# What you will do:
Leave out the pictures, and return only the lines running from the one that contains "Convert this chart to Bokeh code." to the one that contains "from bokeh.resources import INLINE", both included, exactly as they appear.

# Available records:
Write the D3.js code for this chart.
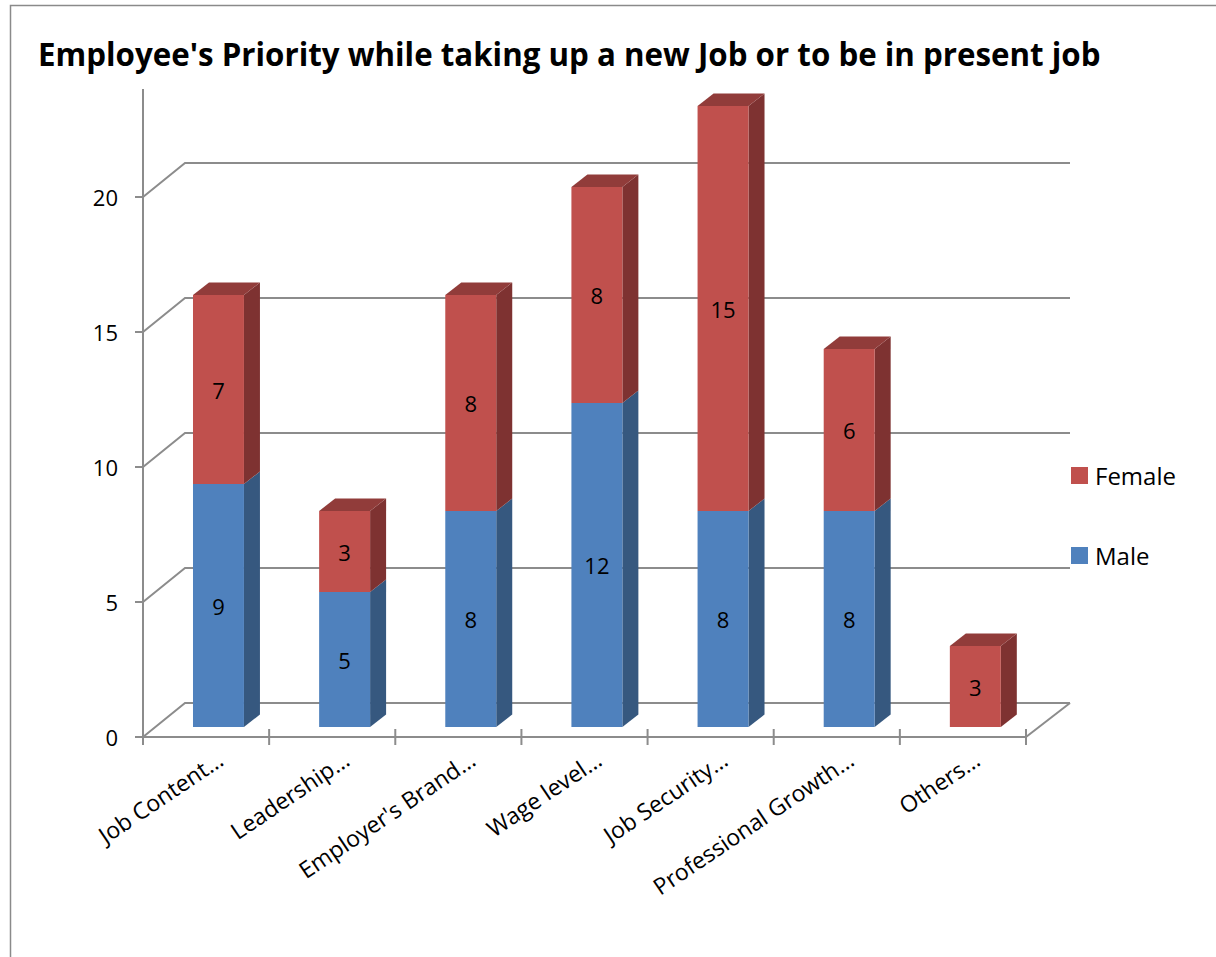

==

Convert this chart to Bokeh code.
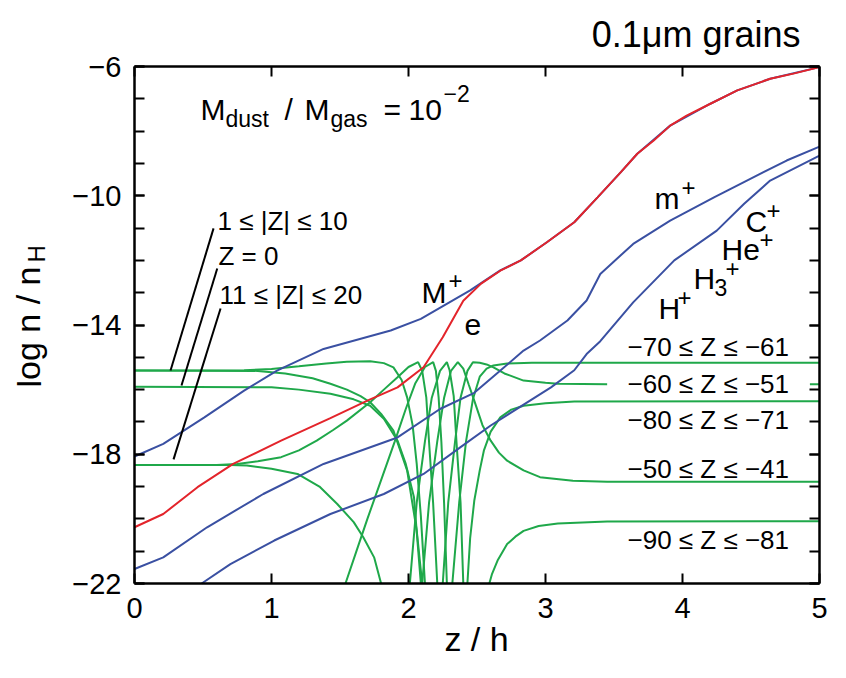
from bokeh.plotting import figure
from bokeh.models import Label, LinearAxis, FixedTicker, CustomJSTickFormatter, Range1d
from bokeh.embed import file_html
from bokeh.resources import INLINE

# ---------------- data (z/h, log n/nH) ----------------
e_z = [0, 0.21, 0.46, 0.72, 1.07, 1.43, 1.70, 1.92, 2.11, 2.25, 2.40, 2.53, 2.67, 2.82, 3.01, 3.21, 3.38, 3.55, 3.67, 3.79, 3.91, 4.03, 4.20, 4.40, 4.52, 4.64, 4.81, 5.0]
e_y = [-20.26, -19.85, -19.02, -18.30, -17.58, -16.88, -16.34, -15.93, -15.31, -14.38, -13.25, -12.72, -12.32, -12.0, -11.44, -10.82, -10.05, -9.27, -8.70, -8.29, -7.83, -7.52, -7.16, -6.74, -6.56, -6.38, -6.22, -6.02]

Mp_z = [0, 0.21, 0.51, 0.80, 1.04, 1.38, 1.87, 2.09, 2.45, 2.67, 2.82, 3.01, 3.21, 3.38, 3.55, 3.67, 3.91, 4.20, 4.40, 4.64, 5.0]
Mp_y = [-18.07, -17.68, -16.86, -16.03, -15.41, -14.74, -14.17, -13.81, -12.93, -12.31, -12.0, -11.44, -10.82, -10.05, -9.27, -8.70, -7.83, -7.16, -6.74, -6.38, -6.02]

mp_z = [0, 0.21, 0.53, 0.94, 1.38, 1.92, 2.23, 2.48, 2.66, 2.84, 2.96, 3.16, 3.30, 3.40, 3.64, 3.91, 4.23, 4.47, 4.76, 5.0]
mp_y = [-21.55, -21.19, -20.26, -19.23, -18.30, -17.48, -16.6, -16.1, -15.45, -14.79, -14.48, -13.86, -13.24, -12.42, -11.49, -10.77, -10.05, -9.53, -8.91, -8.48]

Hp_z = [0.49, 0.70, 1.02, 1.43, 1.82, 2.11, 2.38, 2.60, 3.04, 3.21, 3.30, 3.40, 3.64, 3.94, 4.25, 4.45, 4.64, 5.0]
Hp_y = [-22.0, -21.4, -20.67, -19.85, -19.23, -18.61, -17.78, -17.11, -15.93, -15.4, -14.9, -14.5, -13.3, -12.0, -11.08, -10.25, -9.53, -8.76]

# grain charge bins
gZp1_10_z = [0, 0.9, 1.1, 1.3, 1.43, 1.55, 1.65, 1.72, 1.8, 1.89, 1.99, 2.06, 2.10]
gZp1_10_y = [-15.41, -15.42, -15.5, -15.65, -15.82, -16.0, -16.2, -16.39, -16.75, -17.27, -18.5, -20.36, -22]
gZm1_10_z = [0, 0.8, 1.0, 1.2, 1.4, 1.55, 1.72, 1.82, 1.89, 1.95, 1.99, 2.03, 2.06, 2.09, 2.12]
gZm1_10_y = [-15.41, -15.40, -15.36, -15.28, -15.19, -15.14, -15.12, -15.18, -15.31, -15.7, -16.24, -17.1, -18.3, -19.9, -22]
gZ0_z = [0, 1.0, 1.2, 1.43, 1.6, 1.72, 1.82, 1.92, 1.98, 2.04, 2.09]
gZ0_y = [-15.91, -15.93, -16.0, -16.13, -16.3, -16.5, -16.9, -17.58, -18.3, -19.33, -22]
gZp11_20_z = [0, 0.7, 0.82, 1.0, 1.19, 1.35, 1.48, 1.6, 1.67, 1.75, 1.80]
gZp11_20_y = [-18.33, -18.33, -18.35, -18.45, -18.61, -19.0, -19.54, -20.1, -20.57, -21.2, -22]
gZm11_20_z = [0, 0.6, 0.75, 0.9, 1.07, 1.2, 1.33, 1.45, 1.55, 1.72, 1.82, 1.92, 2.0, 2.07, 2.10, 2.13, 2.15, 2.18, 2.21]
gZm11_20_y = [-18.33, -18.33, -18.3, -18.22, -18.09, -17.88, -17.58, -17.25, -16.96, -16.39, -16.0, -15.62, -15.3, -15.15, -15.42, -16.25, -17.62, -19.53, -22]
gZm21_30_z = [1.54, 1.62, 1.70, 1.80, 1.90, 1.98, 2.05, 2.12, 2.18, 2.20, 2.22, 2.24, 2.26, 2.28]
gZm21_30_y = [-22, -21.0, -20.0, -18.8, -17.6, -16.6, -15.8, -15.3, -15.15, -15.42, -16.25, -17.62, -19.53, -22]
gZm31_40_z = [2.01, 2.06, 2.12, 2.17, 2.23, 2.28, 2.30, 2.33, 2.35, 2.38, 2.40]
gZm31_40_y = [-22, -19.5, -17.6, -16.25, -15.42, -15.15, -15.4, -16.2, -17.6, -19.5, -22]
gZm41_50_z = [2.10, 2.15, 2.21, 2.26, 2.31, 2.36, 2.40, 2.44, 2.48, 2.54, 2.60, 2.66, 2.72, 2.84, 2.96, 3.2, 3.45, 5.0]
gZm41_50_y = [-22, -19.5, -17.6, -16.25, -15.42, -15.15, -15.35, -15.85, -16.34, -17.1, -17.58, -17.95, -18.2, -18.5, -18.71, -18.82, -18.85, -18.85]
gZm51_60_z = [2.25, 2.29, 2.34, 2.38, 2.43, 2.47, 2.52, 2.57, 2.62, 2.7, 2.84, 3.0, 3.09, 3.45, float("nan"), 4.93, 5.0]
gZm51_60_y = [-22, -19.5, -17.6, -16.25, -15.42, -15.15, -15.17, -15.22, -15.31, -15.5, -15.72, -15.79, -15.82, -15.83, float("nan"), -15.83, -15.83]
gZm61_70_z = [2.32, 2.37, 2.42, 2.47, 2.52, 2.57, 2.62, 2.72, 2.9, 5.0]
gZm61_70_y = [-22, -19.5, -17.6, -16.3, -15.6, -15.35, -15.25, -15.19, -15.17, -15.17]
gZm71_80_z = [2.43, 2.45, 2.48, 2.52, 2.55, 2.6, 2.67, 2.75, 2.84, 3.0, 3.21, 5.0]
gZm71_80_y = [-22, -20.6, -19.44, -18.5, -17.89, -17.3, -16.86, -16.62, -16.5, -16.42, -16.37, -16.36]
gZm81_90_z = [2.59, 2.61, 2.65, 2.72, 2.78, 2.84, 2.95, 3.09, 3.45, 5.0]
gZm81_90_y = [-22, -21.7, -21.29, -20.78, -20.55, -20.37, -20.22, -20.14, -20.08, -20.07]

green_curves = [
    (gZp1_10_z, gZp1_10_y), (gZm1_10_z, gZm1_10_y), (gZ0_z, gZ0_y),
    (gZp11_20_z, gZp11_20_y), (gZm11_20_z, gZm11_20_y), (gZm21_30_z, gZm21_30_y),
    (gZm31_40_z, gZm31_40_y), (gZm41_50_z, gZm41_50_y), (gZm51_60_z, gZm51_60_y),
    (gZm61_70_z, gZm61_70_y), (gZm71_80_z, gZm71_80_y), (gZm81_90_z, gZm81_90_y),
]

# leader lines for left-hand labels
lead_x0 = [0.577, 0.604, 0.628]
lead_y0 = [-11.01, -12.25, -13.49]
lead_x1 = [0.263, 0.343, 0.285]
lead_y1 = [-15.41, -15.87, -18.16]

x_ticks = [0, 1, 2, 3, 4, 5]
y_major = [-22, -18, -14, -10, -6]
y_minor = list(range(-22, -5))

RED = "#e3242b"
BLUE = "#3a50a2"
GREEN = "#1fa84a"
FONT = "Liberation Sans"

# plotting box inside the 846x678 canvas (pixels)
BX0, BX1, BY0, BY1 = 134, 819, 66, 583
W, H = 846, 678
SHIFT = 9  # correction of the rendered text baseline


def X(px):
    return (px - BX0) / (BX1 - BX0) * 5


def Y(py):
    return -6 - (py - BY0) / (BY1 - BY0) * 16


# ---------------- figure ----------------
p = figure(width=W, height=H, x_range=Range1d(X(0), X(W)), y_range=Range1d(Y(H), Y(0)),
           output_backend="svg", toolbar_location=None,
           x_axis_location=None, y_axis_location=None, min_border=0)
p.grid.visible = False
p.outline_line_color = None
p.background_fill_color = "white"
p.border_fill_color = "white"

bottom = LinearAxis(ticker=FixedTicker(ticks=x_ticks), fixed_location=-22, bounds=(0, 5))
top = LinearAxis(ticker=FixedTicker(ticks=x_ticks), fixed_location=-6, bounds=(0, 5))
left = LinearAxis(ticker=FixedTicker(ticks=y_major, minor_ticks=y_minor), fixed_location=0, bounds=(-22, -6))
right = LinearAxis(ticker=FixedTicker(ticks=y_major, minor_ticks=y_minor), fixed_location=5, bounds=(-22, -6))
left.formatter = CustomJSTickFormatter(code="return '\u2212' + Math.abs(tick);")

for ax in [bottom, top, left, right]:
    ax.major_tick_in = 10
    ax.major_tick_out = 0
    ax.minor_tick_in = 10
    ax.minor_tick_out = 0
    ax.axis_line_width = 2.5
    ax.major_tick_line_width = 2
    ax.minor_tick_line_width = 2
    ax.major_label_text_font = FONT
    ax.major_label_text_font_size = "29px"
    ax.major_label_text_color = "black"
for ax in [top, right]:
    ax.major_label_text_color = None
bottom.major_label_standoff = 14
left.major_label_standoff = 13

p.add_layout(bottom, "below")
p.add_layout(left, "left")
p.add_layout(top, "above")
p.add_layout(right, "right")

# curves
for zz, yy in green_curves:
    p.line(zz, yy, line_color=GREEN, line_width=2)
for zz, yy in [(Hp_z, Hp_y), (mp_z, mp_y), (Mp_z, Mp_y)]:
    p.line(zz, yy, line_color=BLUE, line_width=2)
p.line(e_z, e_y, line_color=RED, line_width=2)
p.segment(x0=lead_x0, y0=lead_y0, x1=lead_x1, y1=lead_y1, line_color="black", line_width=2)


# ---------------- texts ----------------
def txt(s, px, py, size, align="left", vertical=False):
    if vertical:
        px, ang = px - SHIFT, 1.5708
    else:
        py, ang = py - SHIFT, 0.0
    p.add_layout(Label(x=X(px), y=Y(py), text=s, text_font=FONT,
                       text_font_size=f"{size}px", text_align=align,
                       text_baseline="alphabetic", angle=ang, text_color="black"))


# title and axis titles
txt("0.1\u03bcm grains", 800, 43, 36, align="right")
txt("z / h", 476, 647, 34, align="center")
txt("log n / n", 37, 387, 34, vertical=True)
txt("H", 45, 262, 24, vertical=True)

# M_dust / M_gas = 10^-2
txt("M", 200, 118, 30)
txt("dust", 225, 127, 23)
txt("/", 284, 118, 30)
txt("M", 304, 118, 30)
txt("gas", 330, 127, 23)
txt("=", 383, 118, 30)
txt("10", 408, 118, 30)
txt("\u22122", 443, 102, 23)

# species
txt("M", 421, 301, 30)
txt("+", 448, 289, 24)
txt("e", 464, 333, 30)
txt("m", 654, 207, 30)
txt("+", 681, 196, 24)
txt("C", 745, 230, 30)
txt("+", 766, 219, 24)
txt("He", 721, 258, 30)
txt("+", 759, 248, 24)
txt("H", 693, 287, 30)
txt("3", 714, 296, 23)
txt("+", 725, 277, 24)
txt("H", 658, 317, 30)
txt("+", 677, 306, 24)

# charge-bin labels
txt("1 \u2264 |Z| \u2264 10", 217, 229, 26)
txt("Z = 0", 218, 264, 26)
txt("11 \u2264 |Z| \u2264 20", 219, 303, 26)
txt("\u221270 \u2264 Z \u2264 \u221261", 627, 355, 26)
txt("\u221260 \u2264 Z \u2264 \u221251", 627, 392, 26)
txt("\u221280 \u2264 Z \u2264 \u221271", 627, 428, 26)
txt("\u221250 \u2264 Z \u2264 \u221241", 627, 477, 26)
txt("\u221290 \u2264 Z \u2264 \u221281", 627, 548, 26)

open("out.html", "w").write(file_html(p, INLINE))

# Response to the exercise:
Convert this chart to Bokeh code.
from bokeh.plotting import figure
from bokeh.models import Label, LinearAxis, FixedTicker, CustomJSTickFormatter, Range1d
from bokeh.embed import file_html
from bokeh.resources import INLINE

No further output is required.